Let us tackle the (more general) complex case here. Using the tracial property and singular value decomposition, one can reduce the inequality $|\operatorname{tr}(AB)|\le\sum_i\sigma_i(A)\sigma_i(B)$ to $$ |\operatorname{tr}(DUSV^\ast)|\le\operatorname{tr}(DS)\tag{1} $$ where $U,V$ are two unitary matrices and $D=\operatorname{diag}(d_1,\ldots,d_n),\,S=\operatorname{diag}(s_1,\ldots,s_n)$ are two diagonal matrices with nonnegative and decreasing diagonal entries. Let $P_k$ denotes the orthogonal projection matrix $I_k\oplus0_{n-k}$. Note that $D$ is a non-negatively weighted combinations of the $P_i$s.
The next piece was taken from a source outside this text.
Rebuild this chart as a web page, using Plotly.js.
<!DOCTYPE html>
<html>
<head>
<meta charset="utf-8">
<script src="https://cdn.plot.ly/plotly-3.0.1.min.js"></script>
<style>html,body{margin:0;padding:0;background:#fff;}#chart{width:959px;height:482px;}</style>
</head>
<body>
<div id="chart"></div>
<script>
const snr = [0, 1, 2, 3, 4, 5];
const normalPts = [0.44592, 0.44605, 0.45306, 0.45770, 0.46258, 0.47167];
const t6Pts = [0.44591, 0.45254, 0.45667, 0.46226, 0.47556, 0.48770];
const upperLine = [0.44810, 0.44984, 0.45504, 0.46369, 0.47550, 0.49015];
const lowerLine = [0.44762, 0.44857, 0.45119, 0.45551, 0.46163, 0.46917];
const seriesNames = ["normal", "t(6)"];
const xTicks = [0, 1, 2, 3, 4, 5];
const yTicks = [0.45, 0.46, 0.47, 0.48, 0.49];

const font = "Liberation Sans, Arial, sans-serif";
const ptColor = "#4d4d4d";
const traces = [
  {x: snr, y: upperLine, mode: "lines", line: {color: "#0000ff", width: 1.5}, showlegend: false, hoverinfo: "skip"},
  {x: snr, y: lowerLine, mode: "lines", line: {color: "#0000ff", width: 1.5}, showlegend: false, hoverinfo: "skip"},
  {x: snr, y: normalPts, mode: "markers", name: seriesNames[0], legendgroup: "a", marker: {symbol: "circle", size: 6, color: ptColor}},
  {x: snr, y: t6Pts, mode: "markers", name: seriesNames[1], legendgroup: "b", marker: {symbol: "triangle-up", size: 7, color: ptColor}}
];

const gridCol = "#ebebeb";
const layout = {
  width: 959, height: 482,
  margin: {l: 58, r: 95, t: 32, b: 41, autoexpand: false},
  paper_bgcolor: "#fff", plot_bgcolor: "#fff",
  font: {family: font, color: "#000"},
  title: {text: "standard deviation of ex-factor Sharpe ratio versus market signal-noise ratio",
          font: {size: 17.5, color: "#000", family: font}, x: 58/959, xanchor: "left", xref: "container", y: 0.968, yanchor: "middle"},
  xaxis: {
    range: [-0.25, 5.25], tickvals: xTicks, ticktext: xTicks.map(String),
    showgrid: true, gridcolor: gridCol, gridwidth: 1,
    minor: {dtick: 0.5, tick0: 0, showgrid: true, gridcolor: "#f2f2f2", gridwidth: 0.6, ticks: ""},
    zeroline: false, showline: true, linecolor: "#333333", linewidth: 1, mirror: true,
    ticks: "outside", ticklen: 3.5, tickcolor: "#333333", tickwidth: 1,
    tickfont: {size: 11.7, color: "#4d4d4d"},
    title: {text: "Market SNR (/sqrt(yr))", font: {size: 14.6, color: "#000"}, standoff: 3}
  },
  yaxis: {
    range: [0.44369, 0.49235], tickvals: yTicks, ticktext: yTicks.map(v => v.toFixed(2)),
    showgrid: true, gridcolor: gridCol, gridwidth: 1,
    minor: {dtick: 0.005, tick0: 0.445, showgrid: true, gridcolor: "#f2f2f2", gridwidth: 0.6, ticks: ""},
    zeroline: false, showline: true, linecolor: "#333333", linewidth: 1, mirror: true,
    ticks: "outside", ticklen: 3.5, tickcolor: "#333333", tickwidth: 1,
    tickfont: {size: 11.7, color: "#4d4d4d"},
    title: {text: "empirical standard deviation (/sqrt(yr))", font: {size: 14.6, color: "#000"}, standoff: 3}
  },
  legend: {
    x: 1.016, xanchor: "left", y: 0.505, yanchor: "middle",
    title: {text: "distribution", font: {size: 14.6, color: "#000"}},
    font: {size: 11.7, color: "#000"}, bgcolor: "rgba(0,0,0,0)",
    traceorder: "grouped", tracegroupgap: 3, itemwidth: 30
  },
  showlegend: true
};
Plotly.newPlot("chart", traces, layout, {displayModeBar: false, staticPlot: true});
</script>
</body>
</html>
In fact, $$ D=(d_1-d_2)P_1+\cdots+(d_{n-1}-d_n)P_{n-1}+d_nP_n $$ and similarly for $S$. For convenience, let us write $D=\sum_ka_kP_k$ and $S=\sum_lb_lP_l$, where the $a_k$s and $b_l$s are nonnegative. The inequality $(1)$ thus becomes $$ \left|\sum_{k,l}a_kb_l\operatorname{tr}(P_kUP_lV^\ast)\right| \le\sum_{k,l}a_kb_l\operatorname{tr}(P_kP_l).\tag{2} $$ So, by triangle inequality, it suffices to prove that $$ \left|\operatorname{tr}(P_kUP_lV^\ast)\right| \le\operatorname{tr}(P_kP_l)\tag{3} $$ for each pair of $k$ and $l$. Assume that $k\ge l$, or else interchange the roles of $k$ and $l$. As $P_kUP_l=[P_ku_1,\,\ldots,\,P_ku_l,\,0,\ldots,0]$, the inequality $(3)$ is equivalent to $$ \left|\sum_{i=1}^l \langle P_ku_i,\,v_i\rangle\right|\le l.\tag{4} $$ Since $P_k$ is an orthogonal projection and the columns of $U$ are unit vectors, $\|P_ku_i\|_2\le1$. Therefore $(4)$ follows from Cauchy-Schwarz inequality.